The images of ... the stars forming through the telescope that night almost felt delicate. It is hard to imagine that those giant planets would tremble with every little motion of your eye, and flicker almost like low-resolution gifs. After Saros132, I am unable to see gifs the same way again. I am convinced that all the gifs in the world right now are possibly signals from millions of light years away.”
Reflections of Jeebesh Bagchi
(participant of The Night Sky Observation)
“That object ... or what we thought “[it] was, as known through models, photographs, etc., is not the [object] we saw. What happens in a kind of opening in your head – ... what you are seeing with this technology, this telescope, is what Galileo saw, what hundreds and thousands of amateur astronomer have seen, [and] is something that will appear for you if you untrain your mind of the way you have been trained to see [it]. It’s a very circular way. I am going to see [this planet] because I have been mobilised to see [it], because I have seen amazing images of its [features] etc. What we saw, that quiet little object in the sky, the time horizon of it – to even think about 1 billion kilometers is a bit complicated – you have to unlearn rapidly what you have seen before to even make it intelligible. So what happens is there is a search for language; you have to unpack your unseeing of the world, and you have to make intelligible what you saw, which as an experience was very frugal.

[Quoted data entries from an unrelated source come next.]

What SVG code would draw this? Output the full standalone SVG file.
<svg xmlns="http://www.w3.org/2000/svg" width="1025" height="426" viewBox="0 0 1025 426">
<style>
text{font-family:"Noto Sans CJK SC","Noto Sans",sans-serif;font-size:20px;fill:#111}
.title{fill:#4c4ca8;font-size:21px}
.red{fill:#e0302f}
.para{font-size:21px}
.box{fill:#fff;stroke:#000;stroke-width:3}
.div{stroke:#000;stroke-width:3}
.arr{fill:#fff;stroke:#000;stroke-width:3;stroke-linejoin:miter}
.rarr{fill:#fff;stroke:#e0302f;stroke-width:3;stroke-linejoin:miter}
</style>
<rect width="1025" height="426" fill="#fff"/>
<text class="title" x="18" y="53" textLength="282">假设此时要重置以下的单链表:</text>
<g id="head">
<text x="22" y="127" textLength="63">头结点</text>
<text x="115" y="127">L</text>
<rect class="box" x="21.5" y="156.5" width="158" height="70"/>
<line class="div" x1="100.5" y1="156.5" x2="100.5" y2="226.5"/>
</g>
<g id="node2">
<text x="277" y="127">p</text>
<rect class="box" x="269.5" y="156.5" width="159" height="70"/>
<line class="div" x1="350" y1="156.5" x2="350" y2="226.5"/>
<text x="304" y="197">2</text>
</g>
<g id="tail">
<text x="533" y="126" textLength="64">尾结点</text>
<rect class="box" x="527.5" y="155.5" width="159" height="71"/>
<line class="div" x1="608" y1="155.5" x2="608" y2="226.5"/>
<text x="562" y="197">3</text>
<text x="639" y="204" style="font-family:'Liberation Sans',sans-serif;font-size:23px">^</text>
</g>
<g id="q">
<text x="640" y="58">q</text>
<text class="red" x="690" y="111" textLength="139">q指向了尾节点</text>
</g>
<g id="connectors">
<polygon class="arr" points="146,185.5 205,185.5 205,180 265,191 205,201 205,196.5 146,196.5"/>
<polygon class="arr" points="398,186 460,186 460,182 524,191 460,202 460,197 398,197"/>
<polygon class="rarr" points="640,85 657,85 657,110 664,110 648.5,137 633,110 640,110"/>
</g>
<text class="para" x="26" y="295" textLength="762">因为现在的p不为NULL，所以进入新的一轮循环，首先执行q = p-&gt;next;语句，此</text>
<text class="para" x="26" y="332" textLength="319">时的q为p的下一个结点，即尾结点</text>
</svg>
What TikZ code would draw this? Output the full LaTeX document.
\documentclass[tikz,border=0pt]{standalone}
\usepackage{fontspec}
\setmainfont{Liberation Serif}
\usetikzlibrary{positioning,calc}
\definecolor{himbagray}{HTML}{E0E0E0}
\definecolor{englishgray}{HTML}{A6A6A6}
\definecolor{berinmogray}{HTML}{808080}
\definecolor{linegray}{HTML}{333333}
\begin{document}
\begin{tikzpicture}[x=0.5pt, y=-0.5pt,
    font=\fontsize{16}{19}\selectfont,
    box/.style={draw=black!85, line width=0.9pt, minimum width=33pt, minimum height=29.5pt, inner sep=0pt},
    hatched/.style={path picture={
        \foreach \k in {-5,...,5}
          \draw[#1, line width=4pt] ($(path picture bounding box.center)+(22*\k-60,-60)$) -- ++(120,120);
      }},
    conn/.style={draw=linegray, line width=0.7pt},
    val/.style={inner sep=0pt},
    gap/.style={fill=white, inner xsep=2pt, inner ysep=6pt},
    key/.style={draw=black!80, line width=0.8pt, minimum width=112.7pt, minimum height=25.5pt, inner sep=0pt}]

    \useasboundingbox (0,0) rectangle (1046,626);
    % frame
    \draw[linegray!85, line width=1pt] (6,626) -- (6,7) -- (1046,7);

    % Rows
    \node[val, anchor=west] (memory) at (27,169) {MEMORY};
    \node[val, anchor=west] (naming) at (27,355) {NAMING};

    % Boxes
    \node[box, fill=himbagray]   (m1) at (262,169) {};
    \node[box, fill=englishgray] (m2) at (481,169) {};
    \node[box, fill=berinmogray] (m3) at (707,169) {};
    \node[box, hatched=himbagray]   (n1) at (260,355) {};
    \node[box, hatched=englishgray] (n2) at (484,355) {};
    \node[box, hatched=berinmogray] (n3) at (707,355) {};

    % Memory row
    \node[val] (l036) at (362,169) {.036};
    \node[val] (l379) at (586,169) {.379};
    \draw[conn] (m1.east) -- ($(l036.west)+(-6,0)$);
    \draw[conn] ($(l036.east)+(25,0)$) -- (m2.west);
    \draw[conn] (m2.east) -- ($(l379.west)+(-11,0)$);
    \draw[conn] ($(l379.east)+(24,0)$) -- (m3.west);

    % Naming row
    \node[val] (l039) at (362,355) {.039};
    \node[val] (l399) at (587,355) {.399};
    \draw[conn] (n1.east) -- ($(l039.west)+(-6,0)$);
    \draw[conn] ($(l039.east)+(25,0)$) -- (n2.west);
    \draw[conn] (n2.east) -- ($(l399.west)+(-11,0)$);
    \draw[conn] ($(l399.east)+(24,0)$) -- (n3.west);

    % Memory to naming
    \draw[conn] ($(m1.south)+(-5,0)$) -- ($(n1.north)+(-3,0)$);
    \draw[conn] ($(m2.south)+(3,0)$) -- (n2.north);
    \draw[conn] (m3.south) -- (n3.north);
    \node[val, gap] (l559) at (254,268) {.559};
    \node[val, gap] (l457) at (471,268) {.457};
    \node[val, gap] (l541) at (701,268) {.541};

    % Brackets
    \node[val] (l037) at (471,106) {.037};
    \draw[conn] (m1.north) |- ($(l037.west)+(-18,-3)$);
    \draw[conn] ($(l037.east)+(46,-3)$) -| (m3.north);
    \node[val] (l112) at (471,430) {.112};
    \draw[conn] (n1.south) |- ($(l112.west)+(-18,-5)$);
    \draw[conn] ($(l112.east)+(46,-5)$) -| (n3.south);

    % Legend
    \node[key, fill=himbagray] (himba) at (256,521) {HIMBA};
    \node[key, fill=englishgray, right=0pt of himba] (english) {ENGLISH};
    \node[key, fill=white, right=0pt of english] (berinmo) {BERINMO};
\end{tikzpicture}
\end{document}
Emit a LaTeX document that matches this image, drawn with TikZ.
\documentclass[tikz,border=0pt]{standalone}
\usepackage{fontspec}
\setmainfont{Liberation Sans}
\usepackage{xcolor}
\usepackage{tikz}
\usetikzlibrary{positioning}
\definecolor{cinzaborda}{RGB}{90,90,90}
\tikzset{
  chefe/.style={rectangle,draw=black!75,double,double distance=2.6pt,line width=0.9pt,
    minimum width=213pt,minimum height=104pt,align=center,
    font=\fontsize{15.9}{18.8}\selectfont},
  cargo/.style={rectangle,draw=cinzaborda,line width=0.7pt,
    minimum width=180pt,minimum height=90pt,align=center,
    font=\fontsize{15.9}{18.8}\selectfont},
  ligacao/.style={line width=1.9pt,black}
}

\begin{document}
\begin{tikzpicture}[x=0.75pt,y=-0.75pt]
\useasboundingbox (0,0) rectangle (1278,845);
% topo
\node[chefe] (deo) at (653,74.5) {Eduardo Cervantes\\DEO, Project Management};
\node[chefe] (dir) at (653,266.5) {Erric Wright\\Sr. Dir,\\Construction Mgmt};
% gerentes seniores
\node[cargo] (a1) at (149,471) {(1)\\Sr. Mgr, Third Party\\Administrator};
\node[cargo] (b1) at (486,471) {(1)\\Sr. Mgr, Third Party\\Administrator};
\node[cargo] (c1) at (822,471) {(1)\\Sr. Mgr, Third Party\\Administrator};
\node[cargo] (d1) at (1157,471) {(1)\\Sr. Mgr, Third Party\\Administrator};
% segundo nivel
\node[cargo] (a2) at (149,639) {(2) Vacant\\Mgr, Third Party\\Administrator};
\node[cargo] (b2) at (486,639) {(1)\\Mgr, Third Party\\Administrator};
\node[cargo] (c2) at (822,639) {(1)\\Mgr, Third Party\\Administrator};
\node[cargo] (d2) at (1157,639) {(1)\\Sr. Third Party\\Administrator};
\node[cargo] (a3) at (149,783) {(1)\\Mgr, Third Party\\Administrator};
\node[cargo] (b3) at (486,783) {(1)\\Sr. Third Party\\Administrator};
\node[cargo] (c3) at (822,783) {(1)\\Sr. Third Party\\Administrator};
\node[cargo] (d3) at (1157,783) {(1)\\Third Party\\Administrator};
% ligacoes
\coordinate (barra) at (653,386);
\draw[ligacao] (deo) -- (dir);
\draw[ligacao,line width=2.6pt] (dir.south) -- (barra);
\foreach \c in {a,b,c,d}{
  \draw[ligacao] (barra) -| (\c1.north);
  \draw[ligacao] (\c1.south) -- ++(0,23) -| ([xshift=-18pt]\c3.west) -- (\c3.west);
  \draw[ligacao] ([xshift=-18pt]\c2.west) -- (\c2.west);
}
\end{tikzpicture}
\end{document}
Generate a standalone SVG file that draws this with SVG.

It is not a loss for words; it is a search for words. So there is a silencing and a search for words. I think a lot of art appears like that. Art appears in that intersection, when your comfort of having seen the world is withdrawn, and something appears which may not be awe, which may be a bit uncanny, something which is not very sure of its object-ness. And then it reappears! That intersection, that is where we search the [word]. That is where if I have to communicate to you, I can’t take you to see [this planet] but I have to be able to communicate to you the power of [its] presence ... I have to communicate it to my friends, my lover, my students, whomever I meet. To share this experience that is very unique and which is searching for speech. So this gap, this is the gap in which most artistic practice stays.
We have a world of objects which are a threat, which are precious, which are inertial, which can be taken away from you. There are a lot of forces around it. But there is also the world of objects we inhabit – which is generous in a way –which have a life, that have a caring to them.”
The Observatory
Rohini Devasher & Legion Seven
The Observatory: Second Site is the first satellite of an expanding project. The original body of this project was a live, multi-medial lecture performance called The Observatory. In The Observatory, the trajectory of Saturn’s first observations to its contemporary renderings was unpacked to reveal the complexities of observational astronomy, and the ways in which ‘seeing’ is strange, wondrous, and more ambiguous than one might imagine.
The Observatory: Second Site is host to worlds that fracture, expand and evolve this reading, but here in Saturn can be found the original content of The Observatory – transformed in its form and presentation once more.
Designed to chart the night sky, a planisphere is an ancient instrument of observation and navigation. Transposing both the analogue tool and physical live performance, our Planisphere is the means by which we chart and traverse the online incarnation of The Observatory.